Given request
Repeat everything from the first line of the listing below through the line that contains "from matplotlib.ticker import FixedLocator", exactly. Leave out pictures.

Supplied material
^^^^

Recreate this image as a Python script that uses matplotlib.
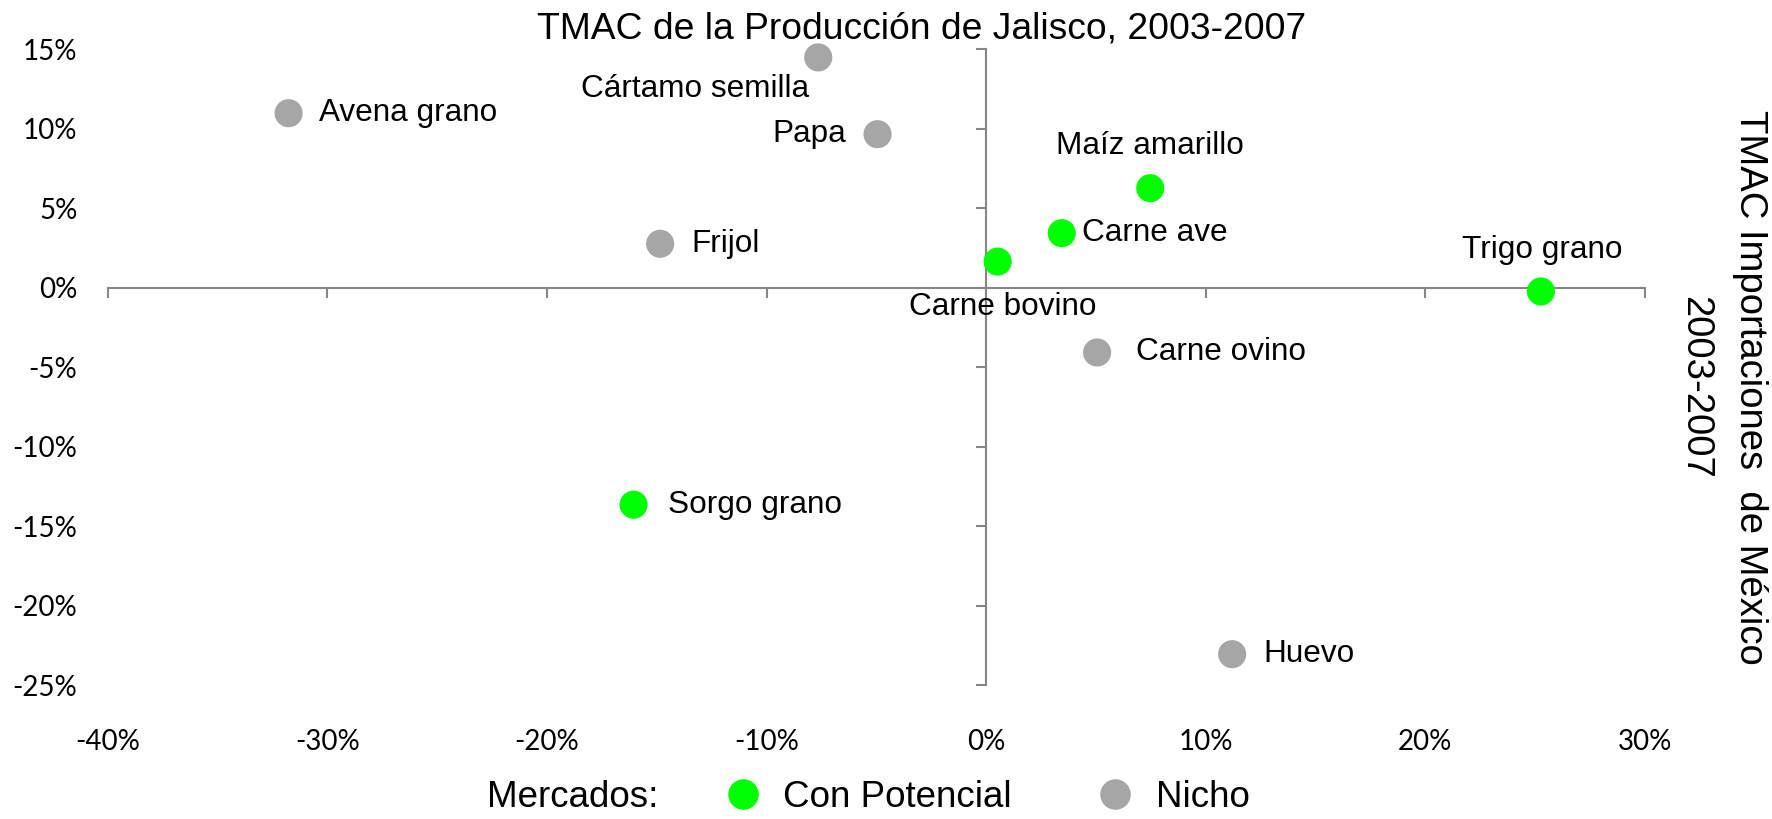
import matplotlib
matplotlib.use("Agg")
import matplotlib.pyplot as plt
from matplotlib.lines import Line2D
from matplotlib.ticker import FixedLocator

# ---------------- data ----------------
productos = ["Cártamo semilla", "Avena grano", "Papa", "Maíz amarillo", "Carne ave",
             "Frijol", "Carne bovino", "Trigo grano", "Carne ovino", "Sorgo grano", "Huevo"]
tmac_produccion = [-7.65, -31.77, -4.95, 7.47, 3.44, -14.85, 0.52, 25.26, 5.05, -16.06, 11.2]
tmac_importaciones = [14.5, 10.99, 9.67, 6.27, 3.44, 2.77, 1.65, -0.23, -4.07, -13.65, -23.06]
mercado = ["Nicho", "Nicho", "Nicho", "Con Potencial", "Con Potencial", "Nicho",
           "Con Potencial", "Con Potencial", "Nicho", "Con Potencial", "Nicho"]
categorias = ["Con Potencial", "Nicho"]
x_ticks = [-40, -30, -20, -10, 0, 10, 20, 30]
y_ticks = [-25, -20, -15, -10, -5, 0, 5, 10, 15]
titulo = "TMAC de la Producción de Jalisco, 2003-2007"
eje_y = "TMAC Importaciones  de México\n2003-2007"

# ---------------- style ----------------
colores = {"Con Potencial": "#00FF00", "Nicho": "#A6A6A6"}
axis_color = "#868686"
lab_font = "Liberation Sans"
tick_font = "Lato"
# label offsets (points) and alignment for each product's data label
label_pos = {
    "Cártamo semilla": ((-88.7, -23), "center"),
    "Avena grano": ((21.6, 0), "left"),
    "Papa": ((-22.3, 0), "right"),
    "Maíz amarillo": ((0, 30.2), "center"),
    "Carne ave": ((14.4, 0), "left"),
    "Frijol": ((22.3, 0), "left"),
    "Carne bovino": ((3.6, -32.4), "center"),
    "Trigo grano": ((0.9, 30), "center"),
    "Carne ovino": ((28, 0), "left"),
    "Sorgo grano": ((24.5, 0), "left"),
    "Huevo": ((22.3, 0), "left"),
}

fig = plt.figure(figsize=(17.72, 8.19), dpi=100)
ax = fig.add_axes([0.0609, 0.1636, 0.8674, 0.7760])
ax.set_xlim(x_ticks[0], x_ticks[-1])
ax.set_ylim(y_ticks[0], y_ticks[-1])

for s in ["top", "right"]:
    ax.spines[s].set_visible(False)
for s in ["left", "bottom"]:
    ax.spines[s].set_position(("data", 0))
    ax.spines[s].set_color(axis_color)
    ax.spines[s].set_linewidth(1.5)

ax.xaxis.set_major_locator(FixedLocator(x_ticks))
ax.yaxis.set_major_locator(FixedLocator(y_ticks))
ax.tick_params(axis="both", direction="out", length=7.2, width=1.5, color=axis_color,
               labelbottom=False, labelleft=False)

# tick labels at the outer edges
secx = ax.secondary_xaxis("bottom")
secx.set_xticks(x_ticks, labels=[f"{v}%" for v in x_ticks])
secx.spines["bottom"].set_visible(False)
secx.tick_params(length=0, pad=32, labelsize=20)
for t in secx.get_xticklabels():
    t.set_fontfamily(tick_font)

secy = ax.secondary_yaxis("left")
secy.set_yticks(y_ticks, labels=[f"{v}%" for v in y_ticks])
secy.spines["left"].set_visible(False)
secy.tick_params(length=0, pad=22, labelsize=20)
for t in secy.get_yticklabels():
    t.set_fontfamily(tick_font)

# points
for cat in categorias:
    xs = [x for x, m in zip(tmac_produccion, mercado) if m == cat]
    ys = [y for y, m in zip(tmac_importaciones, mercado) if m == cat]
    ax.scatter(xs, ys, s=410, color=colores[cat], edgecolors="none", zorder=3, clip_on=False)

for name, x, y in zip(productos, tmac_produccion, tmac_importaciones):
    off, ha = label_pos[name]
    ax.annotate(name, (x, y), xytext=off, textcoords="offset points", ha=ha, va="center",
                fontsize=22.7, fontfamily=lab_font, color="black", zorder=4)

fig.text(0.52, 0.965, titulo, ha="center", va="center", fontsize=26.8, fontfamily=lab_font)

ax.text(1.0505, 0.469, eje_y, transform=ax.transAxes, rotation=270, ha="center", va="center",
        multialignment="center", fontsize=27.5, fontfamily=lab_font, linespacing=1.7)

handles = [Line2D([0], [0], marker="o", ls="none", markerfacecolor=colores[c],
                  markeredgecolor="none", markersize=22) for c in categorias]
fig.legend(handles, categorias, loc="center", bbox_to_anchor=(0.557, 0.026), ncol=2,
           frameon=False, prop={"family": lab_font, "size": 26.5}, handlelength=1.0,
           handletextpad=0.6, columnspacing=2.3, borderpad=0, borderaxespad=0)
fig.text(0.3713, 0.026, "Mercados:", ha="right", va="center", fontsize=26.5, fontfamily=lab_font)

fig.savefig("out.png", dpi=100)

^^^^

Result for this task
Recreate this image as a Python script that uses matplotlib.
import matplotlib
matplotlib.use("Agg")
import matplotlib.pyplot as plt
from matplotlib.lines import Line2D
from matplotlib.ticker import FixedLocator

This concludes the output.